Abigail Breslin, Joan Cusack, Chris O’Donnell, a children’s mystery.
It was just yesterday when Abigail Breslin was that cute child in Little Miss Sunshine who everybody loved. Well I think she’s 38 now and in that Dakota Fanning stage of being kind of annoying. My, how time flies. Abigail Breslin is the shining example of our school system today. Everybody loves kids until they hit 4th grade and get cocky, and then they become cocky adults and then they pull out in front of you while you’re driving or get your order wrong at Arby’s. I wanted curly fries idiot.
Matthew McConaughey, Kate Hudson, Donald Sutherland, an action-adventure romance.
It looks like Matthew McConaughey got to play himself in this one: a tan southern surfer who has no redeeming quality in the world but for having sex with numerous women and walking around without a shirt on. I’m not going to knock him for it because I tried to be Matthew McConaughey for a day and all I got out of it was sun poisoning and a bunch of girl’s tell me that I was fat.
Happy Thanksgiving from all of us at A Trailer Park. We hope you’re stuffing your faces with turkey and enjoying your step dad tell you that you’re going to make nothing of yourself. To recap, you’re fat and from an abusive family. Anywho, without further ado, the best Thanksgiving film of all time, starring Steve Martin and John Candy, directed by John Hughes… Planes, Trains, & Automobiles.

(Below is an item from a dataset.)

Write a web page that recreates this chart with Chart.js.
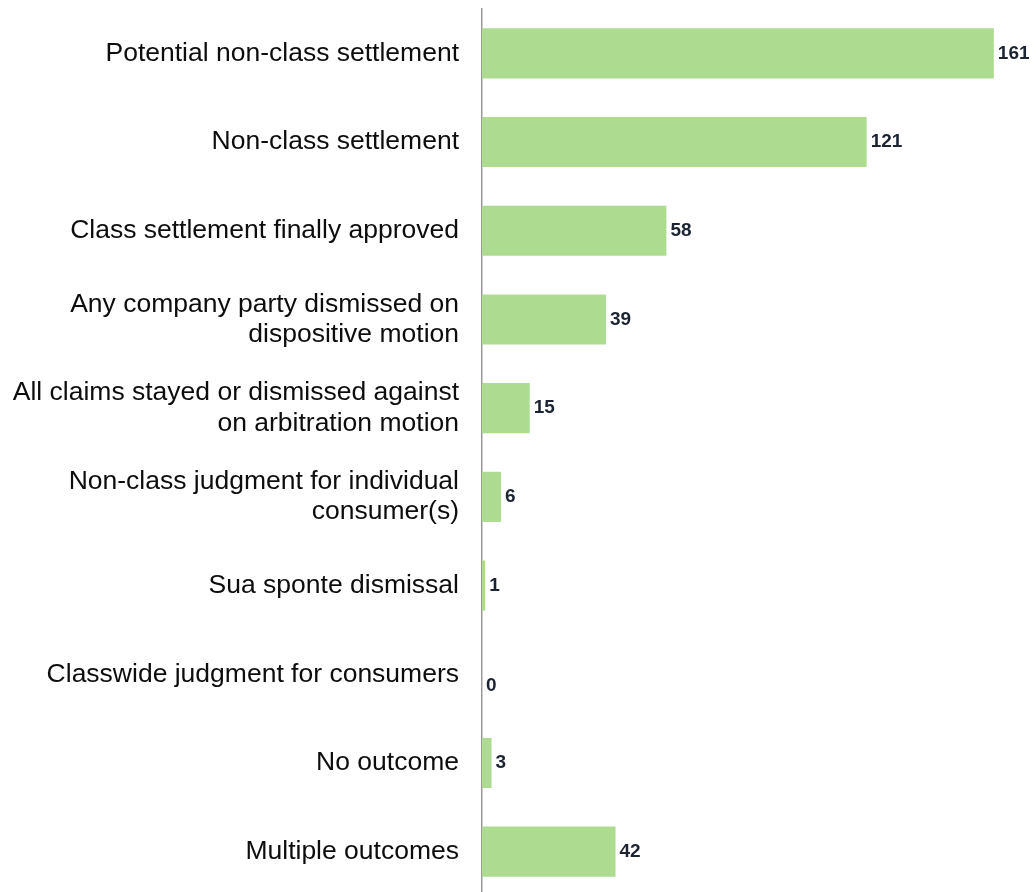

Patrick Dempsey, Michelle Monaghan, a comedy about a boy made of honor.
Movies like this are the reason gay people can’t get married, and black people can’t drink from the same water fountains as us. This trailer is basically 2 minutes of stereotypes rolled up into a cutesy-tutesy romantic comedy package. Well let me tell you one thing Patrick ‘McDonald’s’ Dempsey, I’m not going to stand for it. I’m boycotting this film, and so are my drinking buddies and Thursday night poker group. Granted, probably 80 million girls are going to see this for your ocean blue eyes and winning personality, but just remember, I’ll be watching you. Just kidding, I won’t. Grey’s Anatomy is a chick show.